- Coat of Arms of Northampton

Type
- Type: Parish council

History
- Founded: 1 April 2020; 6 years ago (became full functioning a year later)
- Preceded by: Northampton Borough Council

Leadership
- Mayor: Jane Birch

Structure
- Seats: 24 councillors
- Political groups: Labour Party: 14 seats Conservative Party: 8 seats Liberal Democrats: 1 seats Independent: 1 seat

Elections
- Last election: 1 May 2025
- Next election: 3 May 2029

Meeting place
- Northampton Guildhall

Website
- www.northamptontowncouncil.gov.uk

= Northampton Town Council =

Parish council in Northampton, England

Northampton Town Council is the parish council covering the civil parish of Northampton, England. The council is one of the largest parish level authority in England by population served. The council has its headquarters at Northampton Guildhall.

==History==
The council was created on 1 April 2020, but did not become fully functional until a year later. It was created to eliminate the need for charter trustees and to ensure Northampton had a representative body, following the abolition of the former Northampton Borough Council, which was merged into the larger unitary authority West Northamptonshire Council, following local government changes in Northamptonshire. Unlike the former borough council, the town council does not cover the entire Northampton urban area, as several smaller parish councils cover several of the town's suburbs. The town council covers an area with around 130,000 people, out of the roughly 225,000 people in Northampton as a whole.

The historic coat of arms from the former borough council were transferred to the new town council.

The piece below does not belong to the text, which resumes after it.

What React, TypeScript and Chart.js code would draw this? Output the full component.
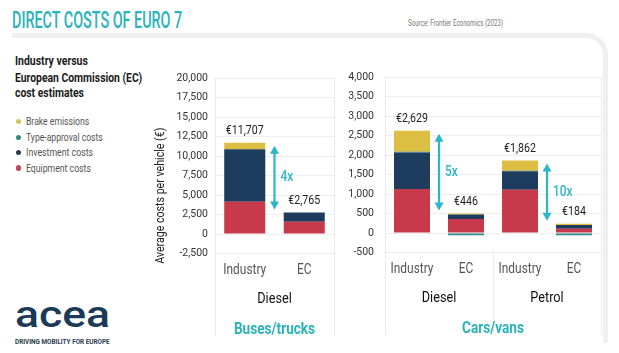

The parish was the largest by population when formed in 2020. In 2026 the parishes of Bournemouth and Poole were formed, the pre 2019 districts of Bournemouth and Poole had a 2015 estimated population of 194,500 and 150,600 however as well as boundary changes the pre 2019 Bournemouth area also has Throop and Holdenhurst and the pre 2019 Poole area also has Broadstone.

==Responsibilities==
The council initially took responsibility for cemeteries, allotments and the mayoralty, and also the running of civic events like festivals, Remembrance Sunday and Armed Forces Day. In 2021 it launched two schemes for distributing grants to local community groups and charities, from an annual budget of £125,000. In 2022 it launched an additional grant scheme with a budget of £50,000, for environmental projects to help address climate change.

==Political control==
At the first elections to the council on 7 May 2021, the Labour Party took control, winning 17 seats. The Conservative Party won seven, and the Liberal Democrats won one seat.